### TASK DIRECTIONS
Give back exactly the lines from the beginning of the listing below to the line holding "var misalignArc = [8.97, 17.05];", both ends included; the pictures stay out.

### GIVEN DATA
## begin

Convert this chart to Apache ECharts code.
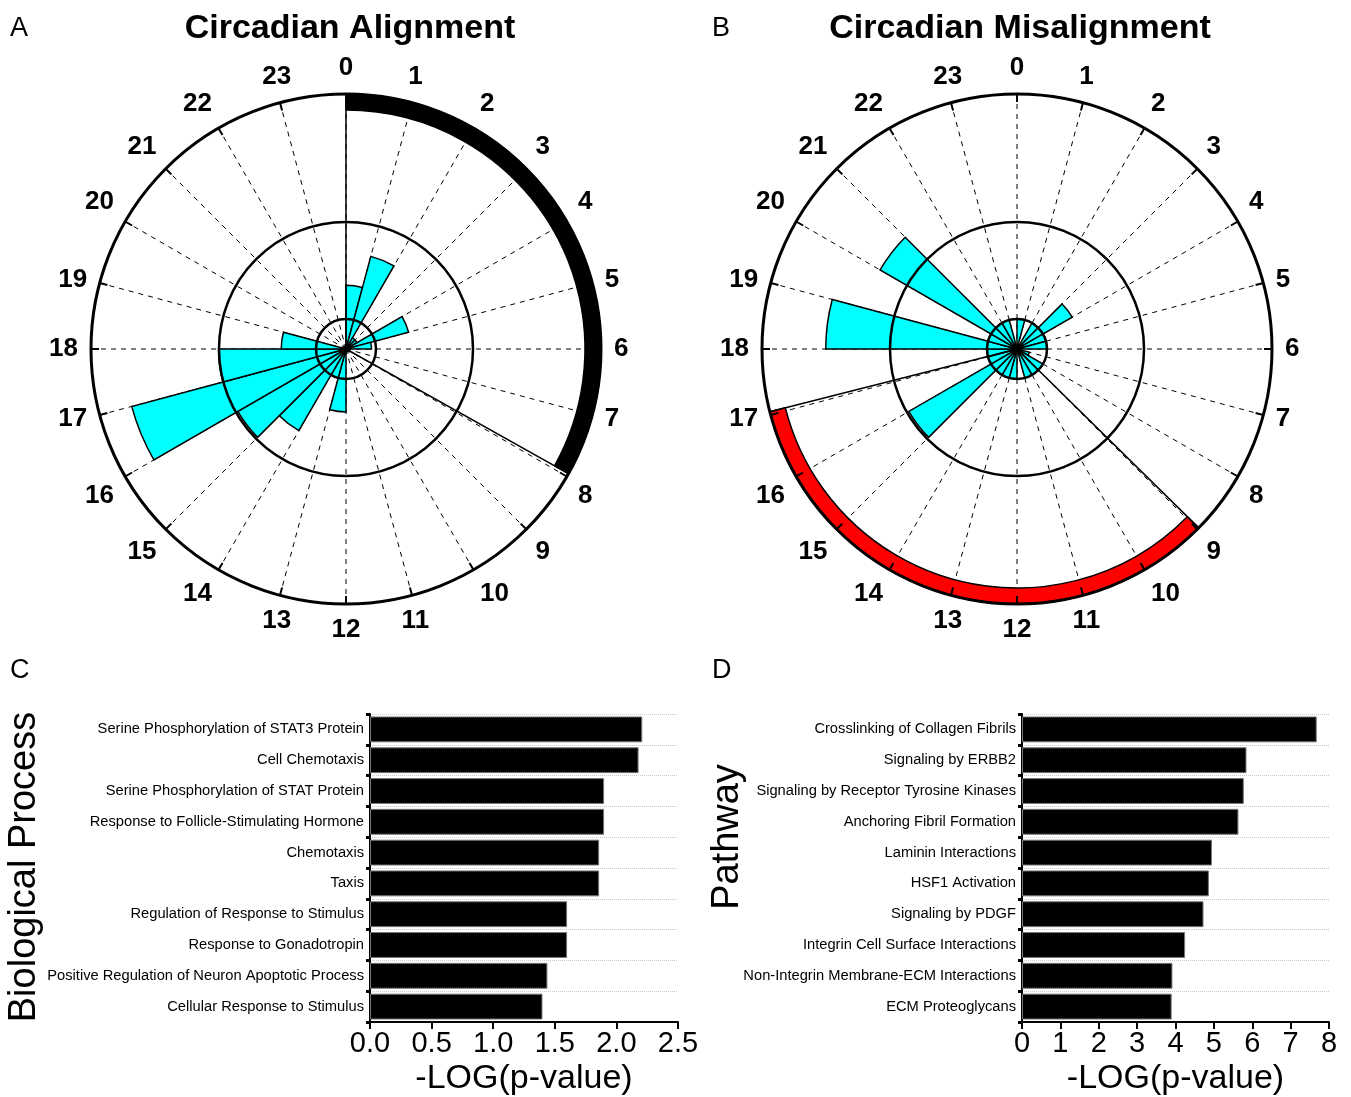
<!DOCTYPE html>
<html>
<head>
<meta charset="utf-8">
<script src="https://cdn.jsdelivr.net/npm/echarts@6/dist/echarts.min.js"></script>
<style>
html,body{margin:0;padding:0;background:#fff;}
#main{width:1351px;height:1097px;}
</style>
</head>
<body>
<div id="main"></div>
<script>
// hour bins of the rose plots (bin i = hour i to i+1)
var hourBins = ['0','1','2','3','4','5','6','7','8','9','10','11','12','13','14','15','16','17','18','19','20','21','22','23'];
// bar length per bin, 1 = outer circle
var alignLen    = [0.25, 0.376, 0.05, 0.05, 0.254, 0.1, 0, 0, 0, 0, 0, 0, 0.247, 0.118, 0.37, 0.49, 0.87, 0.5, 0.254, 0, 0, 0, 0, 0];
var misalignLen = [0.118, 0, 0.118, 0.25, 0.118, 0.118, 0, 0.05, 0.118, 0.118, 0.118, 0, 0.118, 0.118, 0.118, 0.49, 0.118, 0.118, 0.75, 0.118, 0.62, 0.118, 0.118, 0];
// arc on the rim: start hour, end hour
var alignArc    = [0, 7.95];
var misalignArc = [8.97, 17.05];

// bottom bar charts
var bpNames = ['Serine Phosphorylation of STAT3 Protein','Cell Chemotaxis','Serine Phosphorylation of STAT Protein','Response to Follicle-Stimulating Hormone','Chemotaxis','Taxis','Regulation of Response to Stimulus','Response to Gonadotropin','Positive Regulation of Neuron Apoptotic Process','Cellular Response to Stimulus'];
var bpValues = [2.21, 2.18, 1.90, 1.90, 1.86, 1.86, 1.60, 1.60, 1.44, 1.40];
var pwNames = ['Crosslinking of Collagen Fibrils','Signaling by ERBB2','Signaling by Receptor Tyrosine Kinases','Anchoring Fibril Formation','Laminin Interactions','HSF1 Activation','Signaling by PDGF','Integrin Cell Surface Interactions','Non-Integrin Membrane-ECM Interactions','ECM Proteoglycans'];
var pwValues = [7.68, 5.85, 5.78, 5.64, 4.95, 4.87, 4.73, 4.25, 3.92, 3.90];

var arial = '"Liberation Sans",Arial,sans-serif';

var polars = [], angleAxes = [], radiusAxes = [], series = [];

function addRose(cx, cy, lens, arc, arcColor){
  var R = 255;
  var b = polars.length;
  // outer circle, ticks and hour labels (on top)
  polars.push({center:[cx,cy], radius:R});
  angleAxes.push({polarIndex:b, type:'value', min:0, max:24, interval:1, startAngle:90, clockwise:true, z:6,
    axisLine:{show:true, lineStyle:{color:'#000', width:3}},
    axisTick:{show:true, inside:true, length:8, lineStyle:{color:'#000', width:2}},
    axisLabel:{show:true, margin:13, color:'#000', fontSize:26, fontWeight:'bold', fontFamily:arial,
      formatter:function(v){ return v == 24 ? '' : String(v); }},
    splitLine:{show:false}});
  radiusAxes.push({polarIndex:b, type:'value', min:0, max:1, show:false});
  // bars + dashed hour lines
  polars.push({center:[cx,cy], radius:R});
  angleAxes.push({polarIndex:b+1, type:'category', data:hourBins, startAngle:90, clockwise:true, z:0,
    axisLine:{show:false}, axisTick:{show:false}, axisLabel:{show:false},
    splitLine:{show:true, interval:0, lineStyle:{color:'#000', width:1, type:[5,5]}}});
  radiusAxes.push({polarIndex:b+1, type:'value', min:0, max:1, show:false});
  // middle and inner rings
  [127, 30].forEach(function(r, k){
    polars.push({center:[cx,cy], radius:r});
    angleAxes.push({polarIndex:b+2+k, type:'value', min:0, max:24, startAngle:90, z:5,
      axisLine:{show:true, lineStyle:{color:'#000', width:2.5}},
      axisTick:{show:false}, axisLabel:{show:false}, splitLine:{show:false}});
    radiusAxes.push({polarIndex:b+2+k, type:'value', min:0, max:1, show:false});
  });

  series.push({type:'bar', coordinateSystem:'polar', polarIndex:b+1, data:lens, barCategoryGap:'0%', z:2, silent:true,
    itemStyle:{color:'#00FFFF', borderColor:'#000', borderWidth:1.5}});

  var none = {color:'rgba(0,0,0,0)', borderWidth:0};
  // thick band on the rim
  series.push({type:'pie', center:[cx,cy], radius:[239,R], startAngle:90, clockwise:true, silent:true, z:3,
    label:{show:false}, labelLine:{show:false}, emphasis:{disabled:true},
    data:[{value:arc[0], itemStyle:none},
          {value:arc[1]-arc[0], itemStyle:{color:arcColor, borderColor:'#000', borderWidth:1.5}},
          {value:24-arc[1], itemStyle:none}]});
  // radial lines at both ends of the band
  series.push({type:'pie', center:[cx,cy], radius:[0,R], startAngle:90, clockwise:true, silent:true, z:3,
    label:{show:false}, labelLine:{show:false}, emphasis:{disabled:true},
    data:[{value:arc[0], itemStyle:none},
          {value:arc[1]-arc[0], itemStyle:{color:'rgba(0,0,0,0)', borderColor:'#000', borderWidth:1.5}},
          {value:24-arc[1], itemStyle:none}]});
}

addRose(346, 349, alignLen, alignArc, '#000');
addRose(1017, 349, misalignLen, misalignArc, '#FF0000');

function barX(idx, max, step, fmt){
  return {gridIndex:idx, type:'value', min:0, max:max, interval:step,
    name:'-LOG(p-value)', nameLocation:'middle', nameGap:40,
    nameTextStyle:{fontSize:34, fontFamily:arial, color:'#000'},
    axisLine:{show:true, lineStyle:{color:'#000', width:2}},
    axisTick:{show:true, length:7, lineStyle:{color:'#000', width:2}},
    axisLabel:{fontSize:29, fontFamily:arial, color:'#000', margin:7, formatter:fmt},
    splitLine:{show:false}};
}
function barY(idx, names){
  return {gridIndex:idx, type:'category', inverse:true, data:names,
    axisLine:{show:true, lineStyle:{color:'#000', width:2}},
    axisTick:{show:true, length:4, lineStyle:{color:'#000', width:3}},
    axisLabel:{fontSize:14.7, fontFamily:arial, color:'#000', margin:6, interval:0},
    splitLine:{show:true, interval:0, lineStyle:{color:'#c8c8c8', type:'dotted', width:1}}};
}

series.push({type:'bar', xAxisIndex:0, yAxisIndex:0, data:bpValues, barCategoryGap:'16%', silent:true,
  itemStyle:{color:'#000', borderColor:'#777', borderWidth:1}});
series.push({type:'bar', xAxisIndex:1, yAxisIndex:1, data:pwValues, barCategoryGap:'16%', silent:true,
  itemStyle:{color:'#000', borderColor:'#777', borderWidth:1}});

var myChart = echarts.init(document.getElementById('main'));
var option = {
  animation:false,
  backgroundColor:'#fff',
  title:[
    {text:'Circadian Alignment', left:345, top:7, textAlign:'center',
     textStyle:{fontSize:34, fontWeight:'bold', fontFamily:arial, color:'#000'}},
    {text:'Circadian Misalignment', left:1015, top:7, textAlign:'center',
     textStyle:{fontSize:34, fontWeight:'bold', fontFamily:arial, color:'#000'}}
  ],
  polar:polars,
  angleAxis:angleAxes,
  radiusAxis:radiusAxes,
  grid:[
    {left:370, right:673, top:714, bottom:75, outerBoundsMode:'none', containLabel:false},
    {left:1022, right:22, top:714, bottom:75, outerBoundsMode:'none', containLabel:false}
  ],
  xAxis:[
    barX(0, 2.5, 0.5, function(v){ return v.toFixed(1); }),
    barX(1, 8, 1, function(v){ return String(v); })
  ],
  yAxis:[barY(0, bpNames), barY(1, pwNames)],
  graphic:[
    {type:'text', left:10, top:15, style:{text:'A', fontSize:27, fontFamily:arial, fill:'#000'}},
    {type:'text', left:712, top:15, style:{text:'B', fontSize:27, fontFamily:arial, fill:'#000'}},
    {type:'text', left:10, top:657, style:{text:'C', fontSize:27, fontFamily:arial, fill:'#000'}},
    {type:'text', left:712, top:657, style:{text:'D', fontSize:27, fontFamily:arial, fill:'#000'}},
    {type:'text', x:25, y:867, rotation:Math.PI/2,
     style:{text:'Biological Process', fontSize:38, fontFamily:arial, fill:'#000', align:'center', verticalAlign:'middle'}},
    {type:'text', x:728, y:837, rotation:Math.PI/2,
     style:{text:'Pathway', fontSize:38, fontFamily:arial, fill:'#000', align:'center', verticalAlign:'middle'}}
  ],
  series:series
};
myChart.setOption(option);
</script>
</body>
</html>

## end

### ANSWER
Convert this chart to Apache ECharts code.
<!DOCTYPE html>
<html>
<head>
<meta charset="utf-8">
<script src="https://cdn.jsdelivr.net/npm/echarts@6/dist/echarts.min.js"></script>
<style>
html,body{margin:0;padding:0;background:#fff;}
#main{width:1351px;height:1097px;}
</style>
</head>
<body>
<div id="main"></div>
<script>
// hour bins of the rose plots (bin i = hour i to i+1)
var hourBins = ['0','1','2','3','4','5','6','7','8','9','10','11','12','13','14','15','16','17','18','19','20','21','22','23'];
// bar length per bin, 1 = outer circle
var alignLen    = [0.25, 0.376, 0.05, 0.05, 0.254, 0.1, 0, 0, 0, 0, 0, 0, 0.247, 0.118, 0.37, 0.49, 0.87, 0.5, 0.254, 0, 0, 0, 0, 0];
var misalignLen = [0.118, 0, 0.118, 0.25, 0.118, 0.118, 0, 0.05, 0.118, 0.118, 0.118, 0, 0.118, 0.118, 0.118, 0.49, 0.118, 0.118, 0.75, 0.118, 0.62, 0.118, 0.118, 0];
// arc on the rim: start hour, end hour
var alignArc    = [0, 7.95];
var misalignArc = [8.97, 17.05];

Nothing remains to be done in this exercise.